Mai Time comes to an end
As Maori youth show Mai Time comes to an end, its first and last presenters talk to Karen Tay about its legacy.
Oliver Tukino Coddington was 12 when he first appeared on Mai Time. "The crew was filming in Raglan one day and I just jumped in front of the camera."
It was the first year Mai Time went to air as a stand-alone show and the little boy from Raglan was awe-struck at seeing his own young, brown face on TV.
So it is no surprise that, 11 years later, the 23-year-old Maori presenter chose Mai Time as the launchpad for his television career.
Coddington and fellow presenter Gabrielle Paringatai will host the last episode of the iconic TV2 Maori youth series on Saturday morning. The 12-year-old show has been canned by TVNZ to make way for a new series that is still in the works.
The series first appeared as a segment on the TV One Maori current affairs programme Marae, before going on to get its own timeslot on TV2. It won praise over the years for its emphasis on the use of te reo and its positive portrayal of Maori culture and role models all back when Maori TV was still just a twinkle in someone's eye.
The final episode, says Paringatai, will involve "glitz, glam, red carpet, highlights of the past 12 years, old presenters, new presenters, Mai Time history".
Coddington has been with the show two years and Paringatai, a former a primary school teacher, just a year. Both are sad to see the end of the show, and not just because they will lose their jobs.
"It's probably one of the few shows where you could see positive Maori stories. Maori don't always come off the best in the media, but you watch Mai Time and Maori are always on top," Coddington says.
Paringatai is more philosophical: "It was a shock," he says. "But all great eras must come to an end eventually, and this time around it just happens to be Mai Time."
The show came to be known for its eerie knack of picking out local talent way before they become celebrities. Former presenter Stacey (then Daniels) Morrison who was with Mai Time for nearly eight years and is now a radio host on Flava FM is presenting a small segment on the final episode on this very topic.

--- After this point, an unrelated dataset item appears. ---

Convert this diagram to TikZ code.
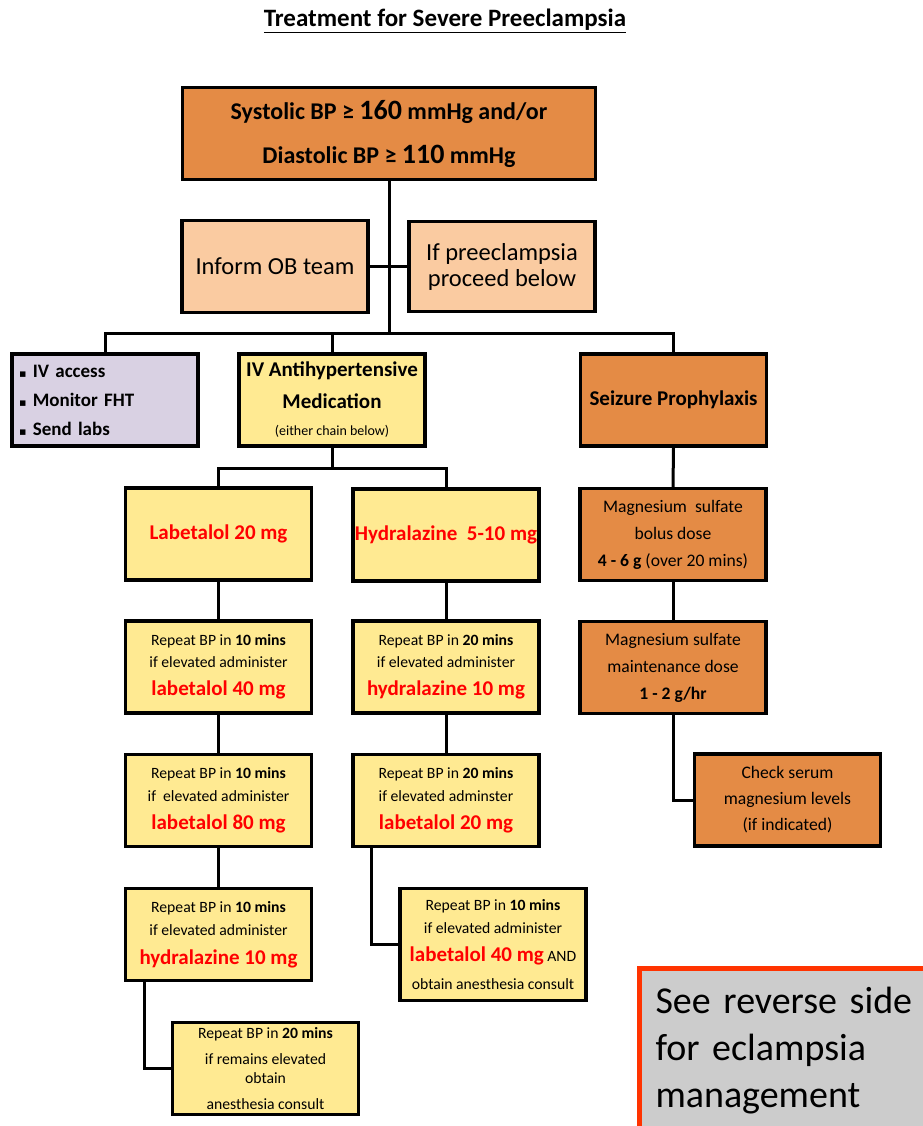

"We do seem to have interviewed a lot of people just before they become really, really famous," Morrison says. "When you're not at a primetime show, you're not top of the list when you want to interview people. So you have to get creative about it and grab people before they're too cool for school.".
One of those tall poppies is former All Black Carlos Spencer "people were like, who's this guy with the funny haircut? We interview him and next minute he's humongous".

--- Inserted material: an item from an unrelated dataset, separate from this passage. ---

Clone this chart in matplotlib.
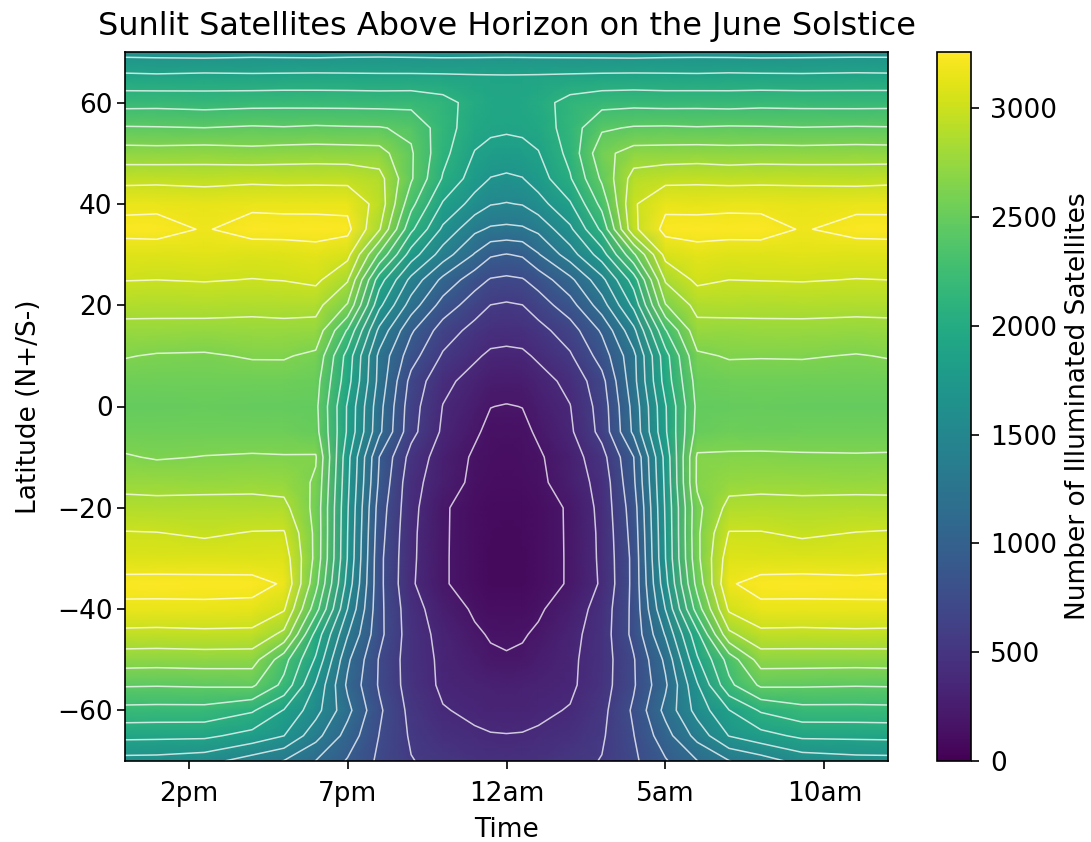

Then there were people like Brendon Pongia and Melody Robinson; both appeared on the show before they went on to the Tall Blacks and Black Ferns. There were so many athletes that after a while, the running joke became "you wanna be an All Black, come on Mai Time," Morrison quips.
She was one of the show's five original presenters, along with Teremoana Rapley, Quinton Hita, Mike Haru and Bennett Pomana. All have gone on to successful media careers and still keep in touch. Hita, who was the youngest member of the Maori Language Commission, had a brief acting stint on Shortland Street and now makes short films with his own company Kura Productions. Haru is a DJ with his own show on Base FM. Rapley is a producer and hip-hop artist and Pomana a DJ at Flava FM.
Hita admits he would still be a smalltown boy if not for Mai Time.
"It was my foray into television. In terms of my longer-term career trajectory, it was the catalyst for me to come to Auckland, which opened up the door for me."
He credits the show with helping him clarify what he wanted out of life.
"Two things stand out for me. One is the presenters. What was really great about Mai Time is everybody got along, which doesn't happen all the time. And back in the day, Mai Time offered Maori youth an opportunity to participate in national television," says Hita.
Mai Time never attracted huge numbers of viewers (its early Saturday morning slot was perhaps a deterrent), but even so, Paringatai and Coddington grew up watching it. Morrison and Haru still have people approach them about their time on the series.
Haru feels the show became a victim of its own agenda. It didn't stay relevant to today's rangatahi.
"With all the technology that's available to the youth today, the show really has to have some kind of learning curve. It's got to be something that's going to make me want to sit down and watch Mai Time. To me, it's just catering for young little kids."
He uses Maori TV as an example of what good Maori programming should be about.
"When I look at it, it's really professional and they play good programmes. I don't think they just box themselves into one style."
For Hita, Mai Time was an opportunity to work towards the bigger picture rather than a chance to watch hip-hop videos, undoubtedly why many youth tuned in. The series was the first to bring hip-hop into the mainstream during the 1990s, before it became chart music.
"We [Maori youth] were renegotiating our identity at the time. Things have changed since but Mai Time was an important vehicle. So in that sense a lot of these new shows targeted at Maori youth is Mai Time's legacy. So even though we played hip-hop music, which helped to hook in the younger Maori generation, more importantly, there were a lot of field items in there and it was always from a Maori perspective."